A divided Wisconsin Supreme Court on Friday upheld the life-imprisonment-without-parole sentence imposed on 14-year-old Omer Ninham. Chief Justice Shirley Abrahamson concluded in the dissenting opinion that, as EJI argued, Omer’s sentence is cruel and unusual punishment that violates the Eighth Amendment.
The Wisconsin Supreme Court granted review in September 2010 to address the constitutionality of the life imprisonment without parole sentence imposed on 14-year-old Omer Ninham, a Native American child who is the only person in Wisconsin sentenced to die in prison for an offense at age 14.

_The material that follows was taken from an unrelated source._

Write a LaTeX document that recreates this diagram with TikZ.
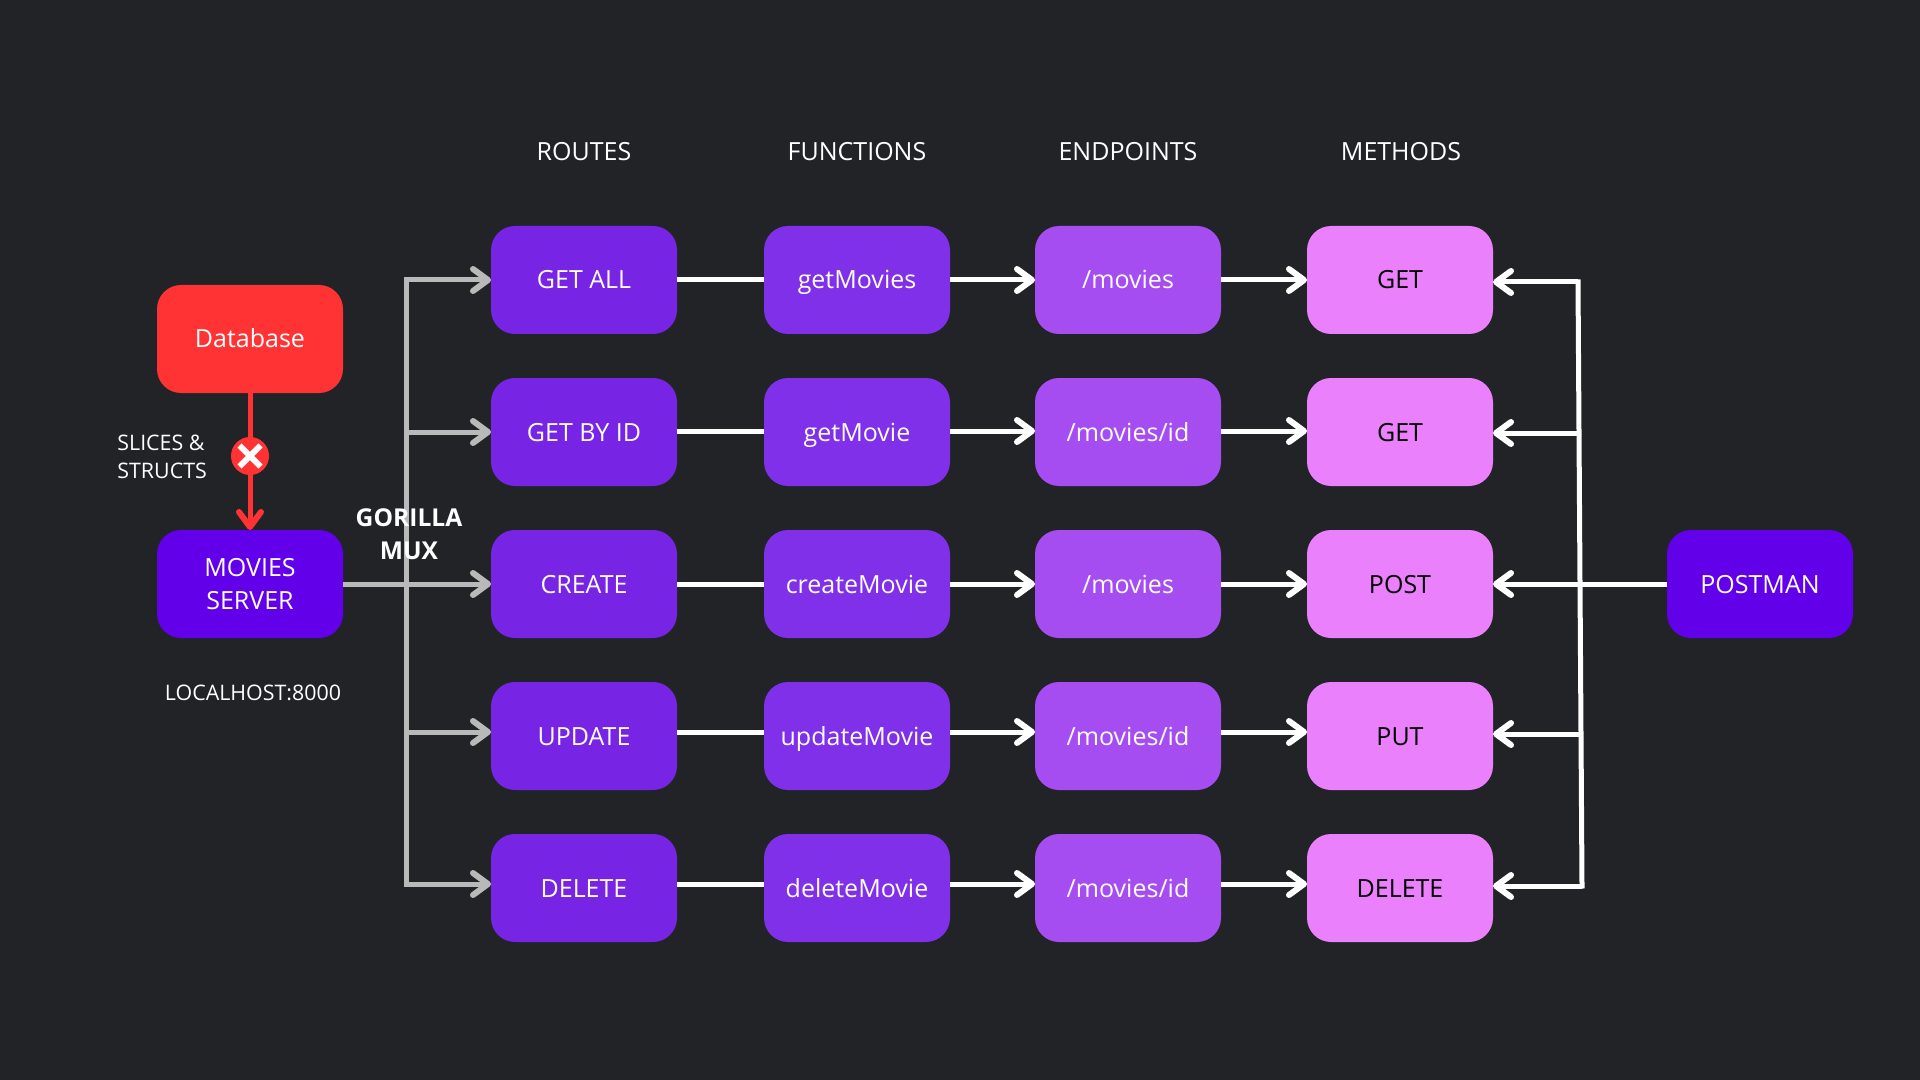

At Graham v. Florida, it is cruel and unusual to sentence young teens to die in prison for any offense because the characteristics that make children less culpable than adults apply with even greater force to young adolescents like Omer.
Graham struck down death-in-prison sentences for children convicted of nonhomicide offenses, reasoning that the Eighth Amendment “forbid[s] States from making the judgment at the outset that those offenders never will be fit to reenter society.”
The Wisconsin Supreme Court agreed that “the younger the juvenile offender, the more his or her culpability diminishes.” The majority nonetheless concluded that “we cannot preclude sentencing courts from ever making a judgment that a 14-year-old who commits intentional homicide is forever dangerous.”
The dissenting justices pointed out that death-in-prison sentences imposed on 13- and 14-year-olds for homicide offenses are even more rare than the sentences struck down in Graham, and concluded that the “extreme infrequency with which death-in-prison sentences are imposed on children for homicides committed when 14 years old or younger demonstrates that there is a national consensus against such sentences.”
Relying on “the same kind of research-based evidence that the United States Supreme Court has relied upon to declare: (1) juveniles categorically have lessened culpability; (2) juveniles are more capable of change than adults and their actions are less likely to evidence ‘irretrievably depraved character’ such that a decision at sentencing could be made that they are incapable of reconciliation with society; (3) penological justifications do not support a sentence that denies all hope for reconciliation with society; and (4) the sentence of death in prison is especially harsh on young juveniles,” the dissenting justices determined that it is unconstitutional to sentence a child 14 or younger convicted of homicide to die in prison.